**PROBLEM DESCRIPTION**
For the copy, please give all of the data again exactly and leave the pictures out.

▶

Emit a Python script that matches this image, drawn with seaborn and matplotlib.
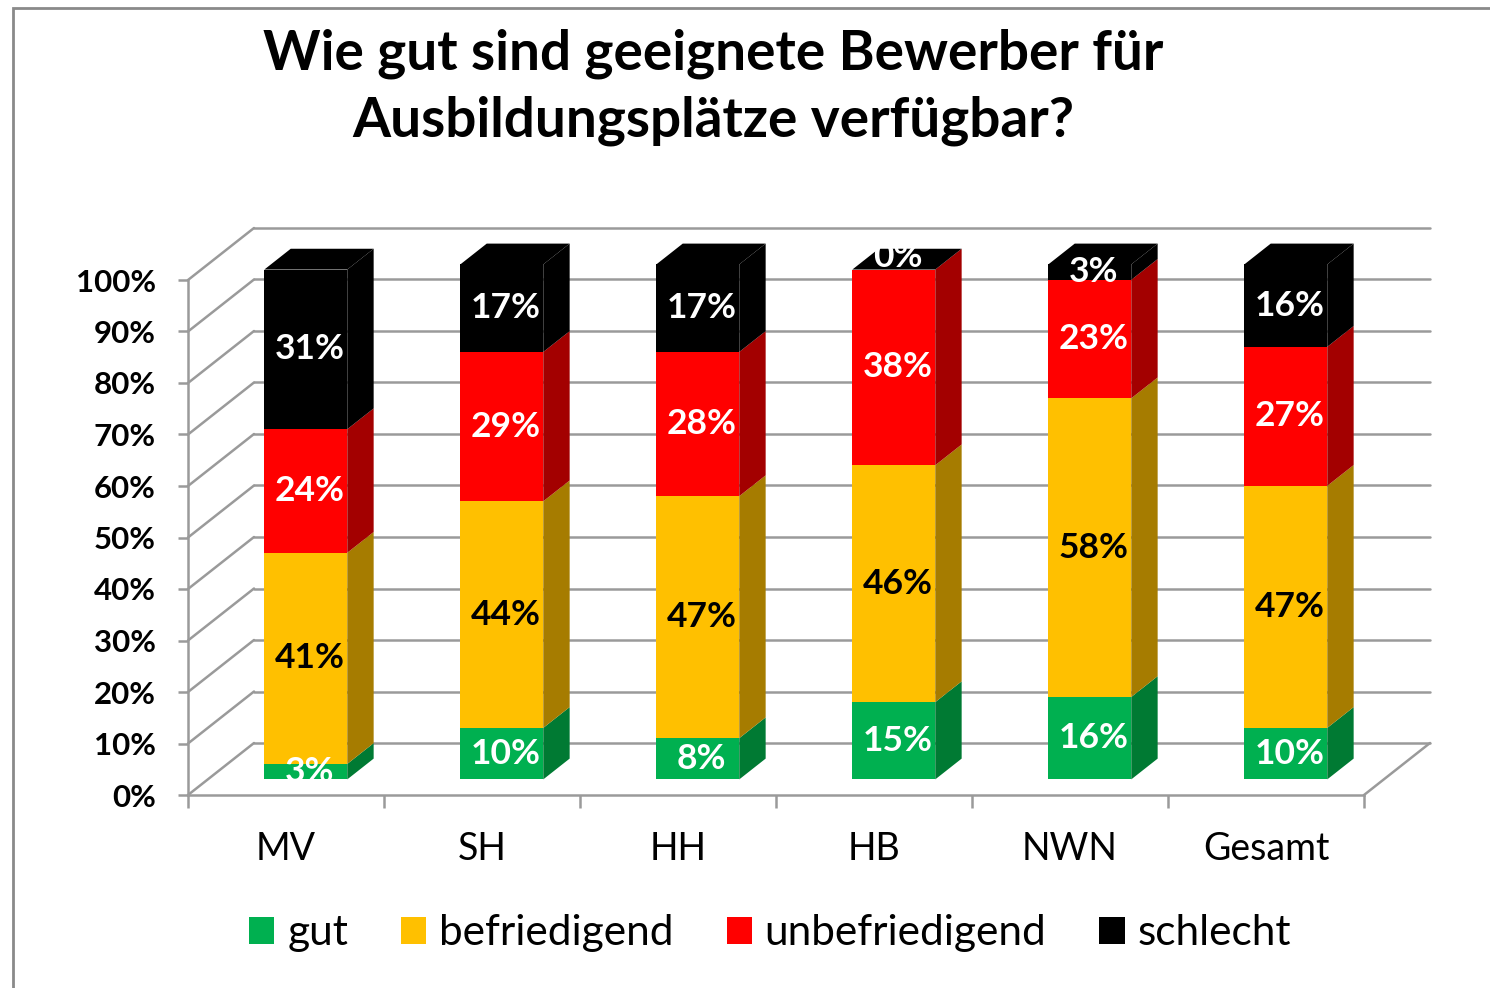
import numpy as np
import pandas as pd
import matplotlib
matplotlib.use('Agg')
import matplotlib.pyplot as plt
from matplotlib.patches import Polygon, Rectangle, Patch
import seaborn as sns

# Daten
categories = ['MV', 'SH', 'HH', 'HB', 'NWN', 'Gesamt']
gut = [3, 10, 8, 15, 16, 10]
befriedigend = [41, 44, 47, 46, 58, 47]
unbefriedigend = [24, 29, 28, 38, 23, 27]
schlecht = [31, 17, 17, 0, 3, 16]
series_names = ['gut', 'befriedigend', 'unbefriedigend', 'schlecht']
ytick_values = list(range(0, 101, 10))
ytick_labels = [f'{v}%' for v in ytick_values]

front_colors = ['#00B050', '#FFC000', '#FF0000', '#000000']
side_colors = ['#007A33', '#A67C00', '#A30000', '#000000']
label_colors = ['white', 'black', 'white', 'white']
grid_color = '#9a9a9a'

values = np.array([gut, befriedigend, unbefriedigend, schlecht], dtype=float)
tops = values.cumsum(axis=0)
bottoms = tops - values

sns.set_theme(style='white')
plt.rcParams['font.family'] = ['Lato', 'DejaVu Sans']
plt.rcParams['text.color'] = 'black'
plt.rcParams['xtick.color'] = 'black'
plt.rcParams['ytick.color'] = 'black'

fig = plt.figure(figsize=(14.9, 9.88), dpi=100)
ax = fig.add_axes([188 / 1490, (988 - 795) / 988, (1433 - 188) / 1490, (795 - 227) / 988])

# 3D-Tiefe (Datenkoordinaten)
DX = 66 / 196
DY = 52 / 5.15
z0, dz = 0.3, 0.4
bar_w = 0.423

# Wand- und Bodenlinien
for v in ytick_values:
    ax.plot([-0.5, -0.5 + DX], [v, v + DY], color=grid_color, lw=1.8, zorder=1, clip_on=False)
    ax.plot([-0.5 + DX, 5.5 + DX], [v + DY, v + DY], color=grid_color, lw=1.8, zorder=1, clip_on=False)
ax.plot([5.5, 5.5 + DX], [0, DY], color=grid_color, lw=1.8, zorder=1, clip_on=False)

# Vorderseiten (gestapelt, von oben nach unten gezeichnet)
front_patches = {}
for k in range(3, -1, -1):
    n0 = len(ax.patches)
    sns.barplot(x=categories, y=tops[k], order=categories, color=front_colors[k],
                saturation=1, width=bar_w, linewidth=0, ax=ax, zorder=3)
    new = ax.patches[n0:]
    for p in new:
        p.set_x(p.get_x() + z0 * DX)
        p.set_y(z0 * DY)
        p.set_clip_on(False)
    front_patches[k] = new

oy = z0 * DY
for i in range(len(categories)):
    p = front_patches[3][i]
    xl = p.get_x()
    xr = xl + p.get_width()
    sx, sy = dz * DX, dz * DY
    for k in range(4):
        b, t = bottoms[k, i] + oy, tops[k, i] + oy
        if t - b <= 0:
            continue
        ax.add_patch(Polygon([(xr, b), (xr + sx, b + sy), (xr + sx, t + sy), (xr, t)],
                             closed=True, facecolor=side_colors[k], edgecolor='none',
                             zorder=3, clip_on=False))
    T = tops[3, i] + oy
    ax.add_patch(Polygon([(xl, T), (xl + sx, T + sy), (xr + sx, T + sy), (xr, T)],
                         closed=True, facecolor='#000000', edgecolor='none',
                         zorder=3, clip_on=False))
    # Beschriftungen
    for k in range(4):
        yc = (bottoms[k, i] + tops[k, i]) / 2 + oy
        if values[k, i] == 0:
            yc = tops[k, i] + oy + 2.5
        txt = ax.text((xl + xr) / 2 + 0.02, yc, f'{int(values[k, i])}%', ha='center', va='center',
                      fontsize=25.5, fontweight='bold', color=label_colors[k], zorder=5)
        if values[k, i] > 0:
            txt.set_clip_path(p)

# Achsen
ax.set_xlim(-0.5, -0.5 + (1433 - 188) / 196)
ax.set_ylim(0, (795 - 227) / 5.15)
for s in ['top', 'right']:
    ax.spines[s].set_visible(False)
for s in ['left', 'bottom']:
    ax.spines[s].set_color(grid_color)
    ax.spines[s].set_linewidth(1.8)
ax.spines['left'].set_bounds(0, 100)
ax.spines['bottom'].set_bounds(-0.5, 5.5)

ax.set_yticks(ytick_values)
ax.set_yticklabels(ytick_labels, fontsize=22.5, fontweight='bold')
ax.tick_params(axis='y', length=7, width=1.8, color=grid_color, labelcolor='black', pad=16, left=True)

ax.set_xticks(np.arange(-0.5, 6, 1))
ax.set_xticklabels([])
ax.set_xticks(np.arange(6), minor=True)
ax.set_xticklabels(categories, minor=True, fontsize=27)
ax.tick_params(axis='x', which='major', length=9, width=1.8, color=grid_color, bottom=True)
ax.tick_params(axis='x', which='minor', length=0, pad=26, labelcolor='black')
ax.set_xlabel('')
ax.set_ylabel('')
ax.patch.set_alpha(0)

# Titel
fig.text(713 / 1490, 1 - 87 / 988, 'Wie gut sind geeignete Bewerber für\nAusbildungsplätze verfügbar?',
         ha='center', va='center', fontsize=39.5, fontweight='bold', linespacing=1.4, color='black')

# Legende
handles = [Patch(facecolor=c, edgecolor='none') for c in front_colors]
fig.legend(handles, series_names, loc='center', bbox_to_anchor=(770 / 1490, 1 - 933 / 988),
           ncol=4, frameon=False, fontsize=30.5, handlelength=0.6, handleheight=0.6,
           handletextpad=0.3, columnspacing=1.25, labelcolor='black')

# Rahmen
fig.add_artist(Rectangle((13 / 1490, -0.1), 1.2, 1.1 - 8 / 988, transform=fig.transFigure,
                         fill=False, edgecolor='#8a8a8a', lw=2))

fig.savefig('out.png', dpi=100)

◀

**SOLUTION TO THIS TASK**
Emit a Python script that matches this image, drawn with seaborn and matplotlib.
import numpy as np
import pandas as pd
import matplotlib
matplotlib.use('Agg')
import matplotlib.pyplot as plt
from matplotlib.patches import Polygon, Rectangle, Patch
import seaborn as sns

# Daten
categories = ['MV', 'SH', 'HH', 'HB', 'NWN', 'Gesamt']
gut = [3, 10, 8, 15, 16, 10]
befriedigend = [41, 44, 47, 46, 58, 47]
unbefriedigend = [24, 29, 28, 38, 23, 27]
schlecht = [31, 17, 17, 0, 3, 16]
series_names = ['gut', 'befriedigend', 'unbefriedigend', 'schlecht']
ytick_values = list(range(0, 101, 10))
ytick_labels = [f'{v}%' for v in ytick_values]

front_colors = ['#00B050', '#FFC000', '#FF0000', '#000000']
side_colors = ['#007A33', '#A67C00', '#A30000', '#000000']
label_colors = ['white', 'black', 'white', 'white']
grid_color = '#9a9a9a'

values = np.array([gut, befriedigend, unbefriedigend, schlecht], dtype=float)
tops = values.cumsum(axis=0)
bottoms = tops - values

sns.set_theme(style='white')
plt.rcParams['font.family'] = ['Lato', 'DejaVu Sans']
plt.rcParams['text.color'] = 'black'
plt.rcParams['xtick.color'] = 'black'
plt.rcParams['ytick.color'] = 'black'

fig = plt.figure(figsize=(14.9, 9.88), dpi=100)
ax = fig.add_axes([188 / 1490, (988 - 795) / 988, (1433 - 188) / 1490, (795 - 227) / 988])

# 3D-Tiefe (Datenkoordinaten)
DX = 66 / 196
DY = 52 / 5.15
z0, dz = 0.3, 0.4
bar_w = 0.423

# Wand- und Bodenlinien
for v in ytick_values:
    ax.plot([-0.5, -0.5 + DX], [v, v + DY], color=grid_color, lw=1.8, zorder=1, clip_on=False)
    ax.plot([-0.5 + DX, 5.5 + DX], [v + DY, v + DY], color=grid_color, lw=1.8, zorder=1, clip_on=False)
ax.plot([5.5, 5.5 + DX], [0, DY], color=grid_color, lw=1.8, zorder=1, clip_on=False)

# Vorderseiten (gestapelt, von oben nach unten gezeichnet)
front_patches = {}
for k in range(3, -1, -1):
    n0 = len(ax.patches)
    sns.barplot(x=categories, y=tops[k], order=categories, color=front_colors[k],
                saturation=1, width=bar_w, linewidth=0, ax=ax, zorder=3)
    new = ax.patches[n0:]
    for p in new:
        p.set_x(p.get_x() + z0 * DX)
        p.set_y(z0 * DY)
        p.set_clip_on(False)
    front_patches[k] = new

oy = z0 * DY
for i in range(len(categories)):
    p = front_patches[3][i]
    xl = p.get_x()
    xr = xl + p.get_width()
    sx, sy = dz * DX, dz * DY
    for k in range(4):
        b, t = bottoms[k, i] + oy, tops[k, i] + oy
        if t - b <= 0:
            continue
        ax.add_patch(Polygon([(xr, b), (xr + sx, b + sy), (xr + sx, t + sy), (xr, t)],
                             closed=True, facecolor=side_colors[k], edgecolor='none',
                             zorder=3, clip_on=False))
    T = tops[3, i] + oy
    ax.add_patch(Polygon([(xl, T), (xl + sx, T + sy), (xr + sx, T + sy), (xr, T)],
                         closed=True, facecolor='#000000', edgecolor='none',
                         zorder=3, clip_on=False))
    # Beschriftungen
    for k in range(4):
        yc = (bottoms[k, i] + tops[k, i]) / 2 + oy
        if values[k, i] == 0:
            yc = tops[k, i] + oy + 2.5
        txt = ax.text((xl + xr) / 2 + 0.02, yc, f'{int(values[k, i])}%', ha='center', va='center',
                      fontsize=25.5, fontweight='bold', color=label_colors[k], zorder=5)
        if values[k, i] > 0:
            txt.set_clip_path(p)

# Achsen
ax.set_xlim(-0.5, -0.5 + (1433 - 188) / 196)
ax.set_ylim(0, (795 - 227) / 5.15)
for s in ['top', 'right']:
    ax.spines[s].set_visible(False)
for s in ['left', 'bottom']:
    ax.spines[s].set_color(grid_color)
    ax.spines[s].set_linewidth(1.8)
ax.spines['left'].set_bounds(0, 100)
ax.spines['bottom'].set_bounds(-0.5, 5.5)

ax.set_yticks(ytick_values)
ax.set_yticklabels(ytick_labels, fontsize=22.5, fontweight='bold')
ax.tick_params(axis='y', length=7, width=1.8, color=grid_color, labelcolor='black', pad=16, left=True)

ax.set_xticks(np.arange(-0.5, 6, 1))
ax.set_xticklabels([])
ax.set_xticks(np.arange(6), minor=True)
ax.set_xticklabels(categories, minor=True, fontsize=27)
ax.tick_params(axis='x', which='major', length=9, width=1.8, color=grid_color, bottom=True)
ax.tick_params(axis='x', which='minor', length=0, pad=26, labelcolor='black')
ax.set_xlabel('')
ax.set_ylabel('')
ax.patch.set_alpha(0)

# Titel
fig.text(713 / 1490, 1 - 87 / 988, 'Wie gut sind geeignete Bewerber für\nAusbildungsplätze verfügbar?',
         ha='center', va='center', fontsize=39.5, fontweight='bold', linespacing=1.4, color='black')

# Legende
handles = [Patch(facecolor=c, edgecolor='none') for c in front_colors]
fig.legend(handles, series_names, loc='center', bbox_to_anchor=(770 / 1490, 1 - 933 / 988),
           ncol=4, frameon=False, fontsize=30.5, handlelength=0.6, handleheight=0.6,
           handletextpad=0.3, columnspacing=1.25, labelcolor='black')

# Rahmen
fig.add_artist(Rectangle((13 / 1490, -0.1), 1.2, 1.1 - 8 / 988, transform=fig.transFigure,
                         fill=False, edgecolor='#8a8a8a', lw=2))

fig.savefig('out.png', dpi=100)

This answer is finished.